═════ Information given ═════

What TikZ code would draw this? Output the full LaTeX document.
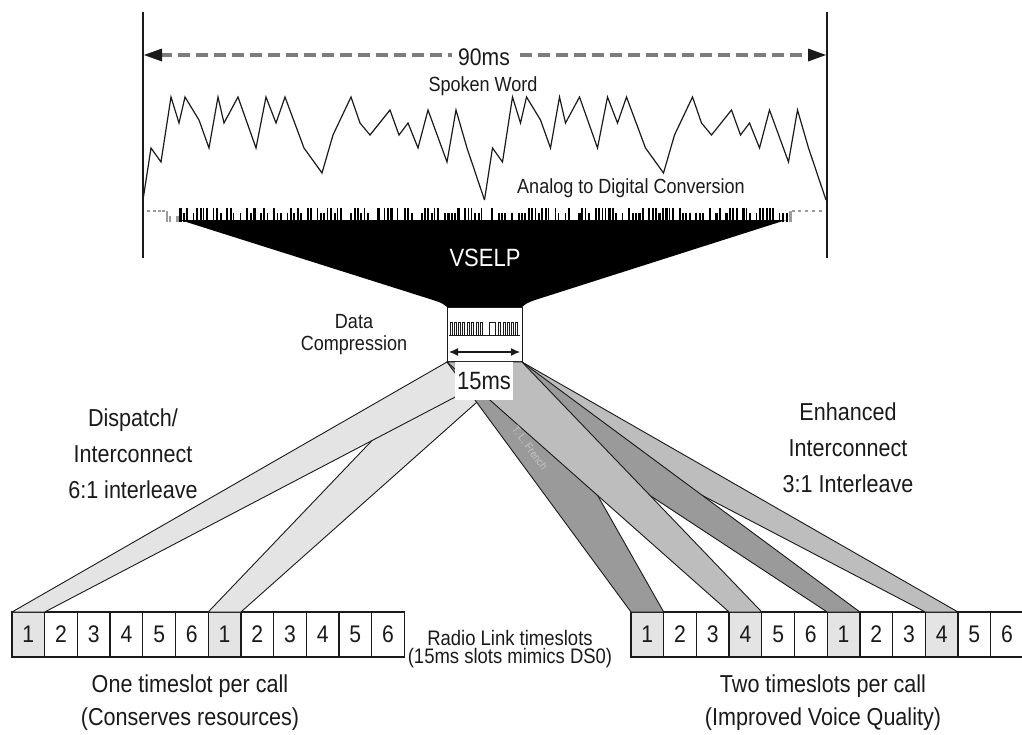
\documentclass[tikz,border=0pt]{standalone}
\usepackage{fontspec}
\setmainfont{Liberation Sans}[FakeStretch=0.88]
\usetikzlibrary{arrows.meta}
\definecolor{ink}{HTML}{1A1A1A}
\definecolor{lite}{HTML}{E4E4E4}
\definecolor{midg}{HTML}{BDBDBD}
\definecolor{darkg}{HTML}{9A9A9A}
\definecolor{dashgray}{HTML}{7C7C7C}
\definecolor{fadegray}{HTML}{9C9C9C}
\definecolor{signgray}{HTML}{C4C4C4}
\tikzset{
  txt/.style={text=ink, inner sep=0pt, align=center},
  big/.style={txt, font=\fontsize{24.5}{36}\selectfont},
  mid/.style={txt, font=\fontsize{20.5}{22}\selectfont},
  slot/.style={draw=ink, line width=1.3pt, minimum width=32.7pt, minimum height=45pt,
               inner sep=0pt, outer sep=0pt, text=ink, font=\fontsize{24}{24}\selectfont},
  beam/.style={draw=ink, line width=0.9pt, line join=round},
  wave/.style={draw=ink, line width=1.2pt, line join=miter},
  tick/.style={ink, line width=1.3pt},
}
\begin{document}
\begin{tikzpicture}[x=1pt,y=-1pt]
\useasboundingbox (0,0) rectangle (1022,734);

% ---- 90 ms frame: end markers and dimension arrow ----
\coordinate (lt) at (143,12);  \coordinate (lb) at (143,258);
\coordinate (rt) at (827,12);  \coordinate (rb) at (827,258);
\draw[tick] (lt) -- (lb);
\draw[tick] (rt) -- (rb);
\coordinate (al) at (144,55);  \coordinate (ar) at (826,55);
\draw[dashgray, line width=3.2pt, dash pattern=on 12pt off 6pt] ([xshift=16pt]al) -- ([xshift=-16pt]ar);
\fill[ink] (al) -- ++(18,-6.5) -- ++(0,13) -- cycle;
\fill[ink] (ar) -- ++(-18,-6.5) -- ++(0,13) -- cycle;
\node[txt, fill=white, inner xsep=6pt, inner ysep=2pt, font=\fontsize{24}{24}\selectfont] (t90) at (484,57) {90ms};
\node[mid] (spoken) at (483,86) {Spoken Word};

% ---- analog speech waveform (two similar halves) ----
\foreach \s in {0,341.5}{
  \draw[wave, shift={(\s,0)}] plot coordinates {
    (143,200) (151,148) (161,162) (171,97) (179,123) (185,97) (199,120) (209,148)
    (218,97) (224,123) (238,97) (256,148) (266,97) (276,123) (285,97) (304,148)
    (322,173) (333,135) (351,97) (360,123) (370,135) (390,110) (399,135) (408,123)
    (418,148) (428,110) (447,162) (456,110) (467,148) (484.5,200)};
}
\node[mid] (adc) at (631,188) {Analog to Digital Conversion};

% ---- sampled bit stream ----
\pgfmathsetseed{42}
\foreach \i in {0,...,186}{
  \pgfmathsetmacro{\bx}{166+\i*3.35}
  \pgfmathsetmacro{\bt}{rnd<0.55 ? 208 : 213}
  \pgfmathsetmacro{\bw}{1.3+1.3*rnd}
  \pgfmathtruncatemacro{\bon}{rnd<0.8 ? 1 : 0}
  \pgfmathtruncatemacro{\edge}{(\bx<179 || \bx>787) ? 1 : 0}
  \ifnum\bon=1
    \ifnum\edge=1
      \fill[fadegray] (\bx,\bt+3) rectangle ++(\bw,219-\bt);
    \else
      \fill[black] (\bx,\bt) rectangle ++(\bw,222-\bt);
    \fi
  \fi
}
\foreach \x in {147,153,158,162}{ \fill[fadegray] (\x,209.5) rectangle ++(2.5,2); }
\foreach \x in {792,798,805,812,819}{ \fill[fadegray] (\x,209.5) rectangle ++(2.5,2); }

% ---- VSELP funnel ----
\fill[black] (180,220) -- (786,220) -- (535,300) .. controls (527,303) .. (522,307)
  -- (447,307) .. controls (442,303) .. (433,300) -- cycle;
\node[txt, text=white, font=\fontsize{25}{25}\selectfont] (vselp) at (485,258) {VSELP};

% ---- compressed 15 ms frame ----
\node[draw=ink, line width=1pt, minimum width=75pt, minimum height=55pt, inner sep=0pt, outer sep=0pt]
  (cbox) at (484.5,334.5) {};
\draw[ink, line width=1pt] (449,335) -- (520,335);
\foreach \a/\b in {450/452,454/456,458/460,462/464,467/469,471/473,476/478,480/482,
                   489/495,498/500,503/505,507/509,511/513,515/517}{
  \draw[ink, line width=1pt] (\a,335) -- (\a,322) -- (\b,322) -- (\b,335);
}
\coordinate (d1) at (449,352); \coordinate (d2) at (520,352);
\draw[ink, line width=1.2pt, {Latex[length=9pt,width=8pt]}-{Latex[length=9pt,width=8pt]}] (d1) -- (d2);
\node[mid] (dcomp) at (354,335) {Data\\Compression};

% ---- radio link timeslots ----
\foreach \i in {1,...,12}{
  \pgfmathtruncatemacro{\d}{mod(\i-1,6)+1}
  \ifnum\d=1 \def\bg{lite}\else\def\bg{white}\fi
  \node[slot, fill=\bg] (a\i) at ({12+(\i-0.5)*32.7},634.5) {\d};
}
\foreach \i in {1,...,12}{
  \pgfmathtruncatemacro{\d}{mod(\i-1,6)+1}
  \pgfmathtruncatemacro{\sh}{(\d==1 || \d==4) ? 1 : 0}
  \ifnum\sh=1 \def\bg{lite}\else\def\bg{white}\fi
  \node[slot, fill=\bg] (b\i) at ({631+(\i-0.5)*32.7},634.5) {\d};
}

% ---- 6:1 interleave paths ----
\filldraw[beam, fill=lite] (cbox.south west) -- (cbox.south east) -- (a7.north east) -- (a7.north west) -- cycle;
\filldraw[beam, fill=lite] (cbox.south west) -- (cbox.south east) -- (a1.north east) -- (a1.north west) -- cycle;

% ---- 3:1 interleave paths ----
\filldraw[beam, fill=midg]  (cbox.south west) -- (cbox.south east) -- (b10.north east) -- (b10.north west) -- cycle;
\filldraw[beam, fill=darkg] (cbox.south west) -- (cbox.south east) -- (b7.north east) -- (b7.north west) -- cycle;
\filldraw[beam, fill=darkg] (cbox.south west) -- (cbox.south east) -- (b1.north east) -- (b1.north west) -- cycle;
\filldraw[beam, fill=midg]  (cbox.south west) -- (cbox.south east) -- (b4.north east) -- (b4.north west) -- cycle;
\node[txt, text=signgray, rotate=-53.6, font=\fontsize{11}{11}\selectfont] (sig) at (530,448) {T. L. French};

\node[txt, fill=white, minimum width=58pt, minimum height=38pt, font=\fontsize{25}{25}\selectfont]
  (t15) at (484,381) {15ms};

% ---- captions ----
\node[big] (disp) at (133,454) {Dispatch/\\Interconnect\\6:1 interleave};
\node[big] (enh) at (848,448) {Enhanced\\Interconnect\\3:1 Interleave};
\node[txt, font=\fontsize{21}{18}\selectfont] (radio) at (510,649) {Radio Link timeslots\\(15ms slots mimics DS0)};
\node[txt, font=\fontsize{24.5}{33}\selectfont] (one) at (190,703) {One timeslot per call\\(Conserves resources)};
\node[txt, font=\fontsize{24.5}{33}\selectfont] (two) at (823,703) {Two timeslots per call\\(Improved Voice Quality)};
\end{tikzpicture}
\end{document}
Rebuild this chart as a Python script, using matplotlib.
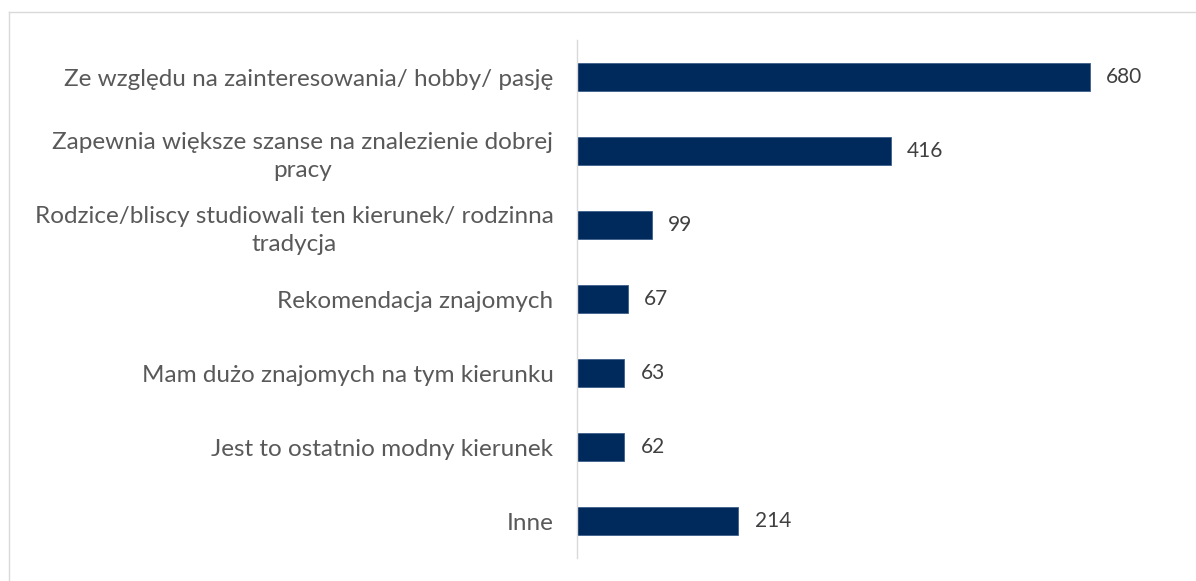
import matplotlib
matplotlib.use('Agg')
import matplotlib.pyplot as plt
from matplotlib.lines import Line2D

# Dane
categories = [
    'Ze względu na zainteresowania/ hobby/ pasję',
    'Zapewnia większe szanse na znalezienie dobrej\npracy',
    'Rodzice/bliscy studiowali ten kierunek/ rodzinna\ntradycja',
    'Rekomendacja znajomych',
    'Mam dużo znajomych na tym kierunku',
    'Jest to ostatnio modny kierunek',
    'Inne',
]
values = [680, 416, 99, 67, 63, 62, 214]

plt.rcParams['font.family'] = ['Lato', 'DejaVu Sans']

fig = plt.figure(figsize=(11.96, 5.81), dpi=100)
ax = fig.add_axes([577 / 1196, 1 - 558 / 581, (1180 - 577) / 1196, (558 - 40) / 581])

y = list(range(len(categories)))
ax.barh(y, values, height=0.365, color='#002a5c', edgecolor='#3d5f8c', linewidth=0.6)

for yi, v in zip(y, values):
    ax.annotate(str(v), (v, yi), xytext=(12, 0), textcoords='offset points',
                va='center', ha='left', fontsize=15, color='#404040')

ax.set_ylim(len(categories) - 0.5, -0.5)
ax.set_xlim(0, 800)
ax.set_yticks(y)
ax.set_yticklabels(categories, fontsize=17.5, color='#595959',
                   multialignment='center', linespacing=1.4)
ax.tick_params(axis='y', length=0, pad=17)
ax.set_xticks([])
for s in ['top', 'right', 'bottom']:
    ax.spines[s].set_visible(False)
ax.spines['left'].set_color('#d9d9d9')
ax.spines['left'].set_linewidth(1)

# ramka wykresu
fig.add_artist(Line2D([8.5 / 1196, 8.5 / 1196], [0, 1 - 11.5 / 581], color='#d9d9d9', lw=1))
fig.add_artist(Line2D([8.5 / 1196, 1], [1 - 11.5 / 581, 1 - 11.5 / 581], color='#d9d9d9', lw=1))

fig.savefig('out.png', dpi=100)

═════

> _Task goal_: From the records above, how many lines include the word "matplotlib"? Only the number is wanted.

> _Written response_: 5